Law enforcement botched situation in Ferguson


A police officer, dressed in riot gear, prepares for protesters in Ferguson, Mo. Protesters are upset over the death of African American youth Michael Brown. AP photo by Charlie Riedel

Jenna Liu

One minute past noon on August 9, Ferguson police officer Darren Wilson shot and killed a young black male. His name was Michael Brown. He was 18 and unarmed.
A span of four hours passed between the time that Brown fell to the ground and when personnel arrived to take him away. In those 240 minutes, Brown’s lifeless body remained in public view, partially uncovered and left like forgotten trash on the asphalt of Canfield Drive. The utter disrespect shown to his body was the first divergence from standard protocol committed by the Ferguson Police Department and signaled the start of two weeks of irresponsible behavior on the part of members of forces sworn to serve and protect.
Members of the community constructed a memorial on the spot where Michael Brown was shot to remember a boy who had just graduated from high school and planned to begin college in just a few days.
During the next couple weeks, protesters fed up with reading about the death of yet another young black male, gathered in the streets of Ferguson. Anger quickly built as questions concerning which officer had killed Brown remained unanswered. National news media arrived in Ferguson, capturing images of hundreds marching through the city, chanting a collective mantra of “hands up, don’t shoot.”
When darkness came over Ferguson, certain individuals in the crowd of demonstrators committed acts of violence. They ransacked shops and vandalized buildings, with the media quickly descending upon the chaos to snap photos of broken glass and a burnt gas station.
The issue is not whether these individuals were justified in damaging property and wreaking havoc; they were undeniably in the wrong, with their actions dishonoring the memory of Michael Brown. However, the manner in which the Ferguson and St. Louis police departments responded was both shameful and utterly stupid. Hundreds of officers in full riot gear indiscriminately sprayed rubber bullets into packed crowds and deployed tear gas because of the very serious threat of thrown water bottles.
Aimlessly grouping the peaceful majority and the threatening minority together and shoving a military-grade offensive in their faces is absolutely not the way to go about de-escalating a dangerous situation.
The police further incited fear when they somehow found probable cause to handcuff two journalists.

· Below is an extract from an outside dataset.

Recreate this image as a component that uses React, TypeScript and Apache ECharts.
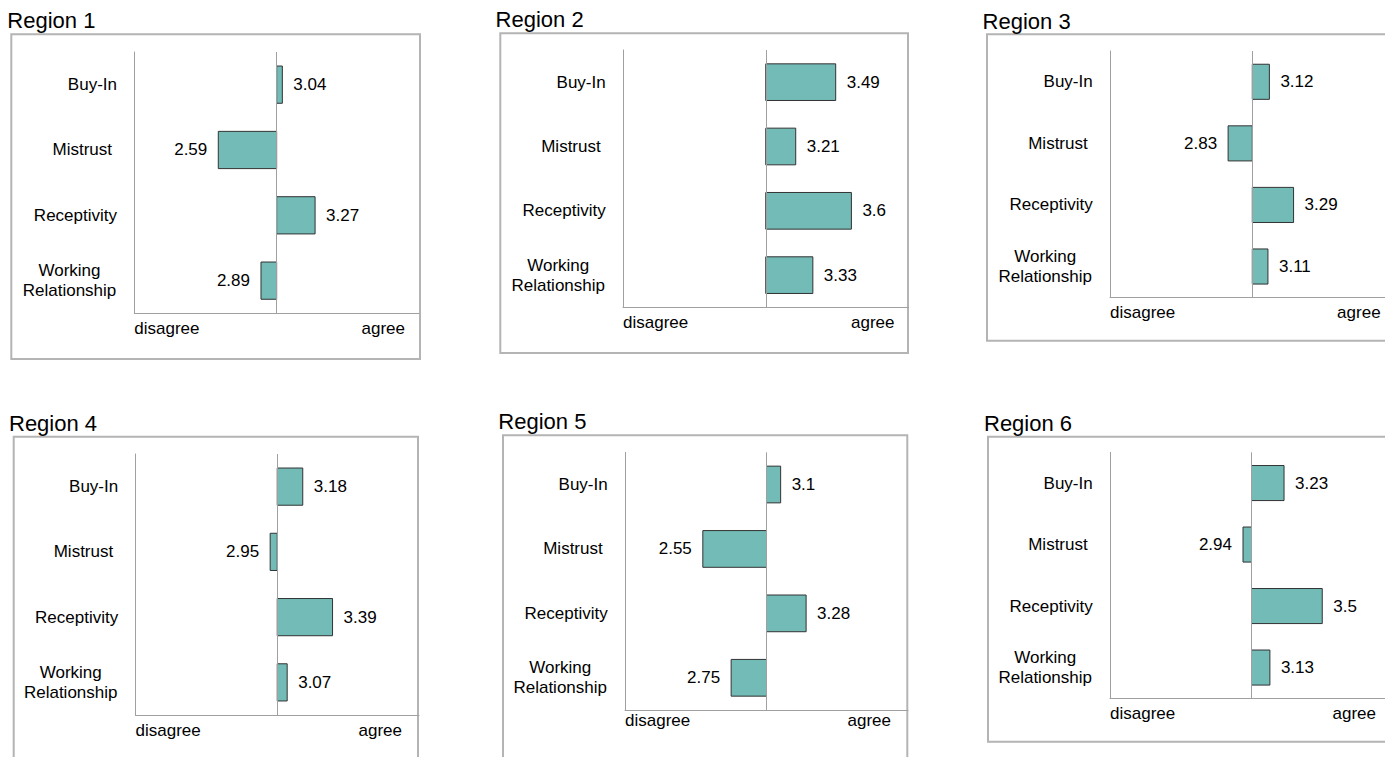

Wesley Lowery of the Washington Post and Ryan Reilly of the Huffington Post were arrested for the crime of leaving a McDonalds too slowly. The authorities’ lack of regard for journalistic freedom and the First Amendment in general was representative of the police department’s role in continuing the chaos in Ferguson.
Aside from their handling of looters, the Ferguson Police Department also made several huge mistakes in dealing with the procedural aspect of Michael Brown’s death. After letting his body bake on hot concrete for four hours, police chief Thomas Jackson didn’t manage to make his force seem any more competent when he decided to release video that supposedly depicted Brown robbing a convenience store.
The video release immediately caused an uproar, with Brown’s relatives accusing the department of attempting to smear a dead teen. Jackson later admitted that the police officer in question was not aware that Brown was a suspect at the time of the shooting, which begs the question —why did they release it? It was a disgustingly blatant effort to lower the public’s view of Brown and somehow make him “deserving” of getting six bullets pumped into his body.
All the video did was add fuel to the angry confrontations between demonstrators and the police. The night the ill-advised video came out, the tenuous peace in Ferguson created by the arrival of the Missouri Highway Patrol shattered, and violence flared up once more.
Together, this demonstrates deep-set problems with how the Ferguson Police Department was trained and run. This is not a criticism of individual officers; the majority of them working the streets of Ferguson during the unrest were simply following orders, however misguided. The problem lies with the entity of the police department, and with those who had authority of the situation but failed entirely in their task.
Though there may not be agreement on the actions of Michael Brown and whether or not Darren Wilson was justified in killing him, it is undeniable that the Ferguson and St. Louis Police shoulder a significant amount of responsibility for the violence that occurred afterwards due to a series of inexcusable procedural mistakes and their botched handling of looters.
This cannot happen again, particularly in Missouri, which will now be inextricably linked with two disastrous weeks of shame. Municipal police departments across the state must re-examine their policies regarding police training. From the initial shooting of Michael Brown to the tear gas and rubber bullets fired at protesters, police officers made crucial missteps that could have been avoided with proper training and a more professional mentality.
The police are supposed to serve and protect, not treat certain groups of people as the enemy. By beginning the long road towards eradicating this aspect of police culture, we can work towards a future where a situation like Ferguson is the exception, not the rule.